## Spin

The spin of a particle is a fundamental particle property that can be treated mathematically like an angular momentum.
Different particles can be assigned different spin values s. For example, electrons, protons, and neutrons (all s=½) are called spin-½ particles, whereas a deuteron, a particle composed of proton and neutron, (s=1) we speak of a spin-1 particle. In nuclei, instead of s, one often speaks of the nuclear spin I.
Each spin-afflicted particle may occupy different energy levels associated with the orientation of the spin with respect to a preferred direction sz, most often the direction of the external magnetic field. In general, a particle can take 2s+1 orientations and thus occupy the same number of energy levels.

For example, this results in two possible orientations or energy levels for a proton, as illustrated in the graph above. As you can see, the distance between the energy levels increases with increasing magnetic field strength, which is still important for the later analysis of the polarization.

## Polarization

In nuclear physics, the term polarization of a particle ensemble means the over-occupation of one state with respect to another, or in other words: more particles are at one energy level than the other.
Mathematically, this relationship can be expressed as follows:

$P_z := \frac{ \langle s_z \rangle }{s} = \begin{cases} \frac{ N_{\frac{1}{2}} - N_{-\frac{1}{2}} }{ N_{\frac{1}{2}} + N_{-\frac{1}{2}} }\phantom{\frac{ N_{1} - N_{-1} }{ N_{1} + N_{0} + N_{-1} }} \text{for } s = \frac{1}{2}\\ \frac{ N_{1} - N_{-1} }{ N_{1} + N_{0} + N_{-1} }\phantom{\frac{ N_{\frac{1}{2}} - N_{-\frac{1}{2}} }{ N_{\frac{1}{2}} + N_{-\frac{1}{2}} }} \text{for } s = 1 \end{cases}$

where N indicates the respective number of particles at the different energy levels. The example below shows two examples.

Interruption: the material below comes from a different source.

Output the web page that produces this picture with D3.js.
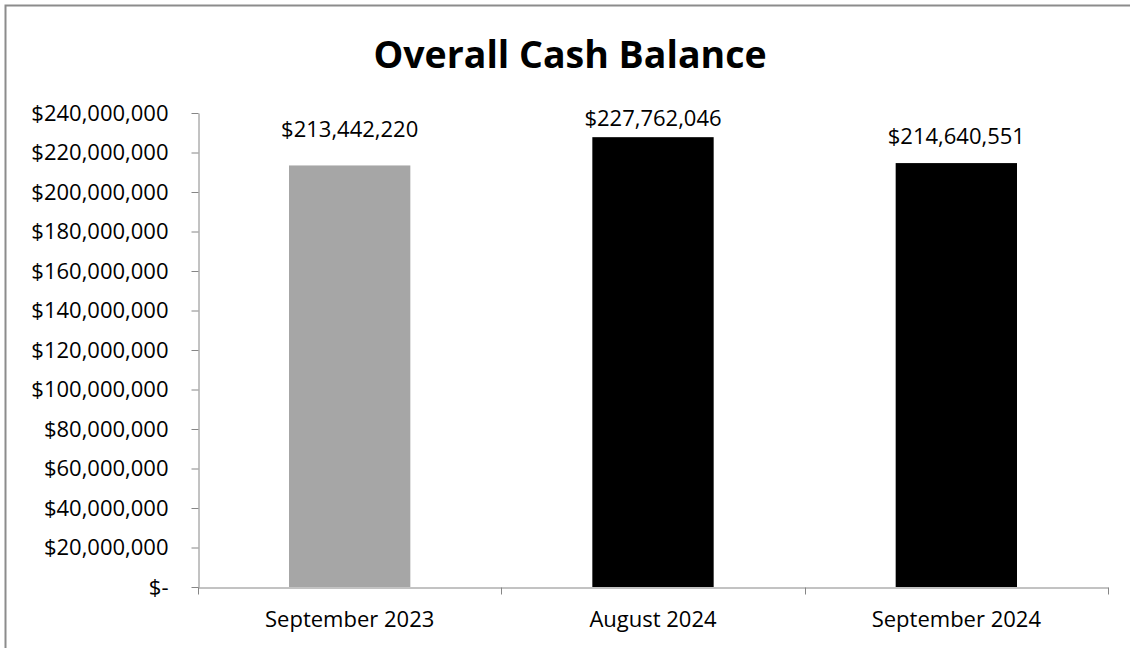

There is always a certain over-occupancy of one state for the benefit of another. Due to the different energy levels and the endeavor of each system to minimize its energy lower energy states are preferably occupied. Therefore, for a given temperature T and magnetic field B, an equilibrium state is established after a while. In the so-called thermal equilibrium, often abbreviated to TE, the polarization can be calculated by

$P \overset{TE}{=} \tanh \left( \frac{ -g \mu_N s B }{ kT } \right)$

The graph shows the polarization at low temperatures for different particles. As one can see, the polarization increases to higher magnetic field, as well as to lower temperatures.

The method of "dynamic nucleon polarization", abbreviated DNP, allows eventually far more polarization to be achieved. For this purpose, practically the high polarization of the electrons is transferred to the nuclei.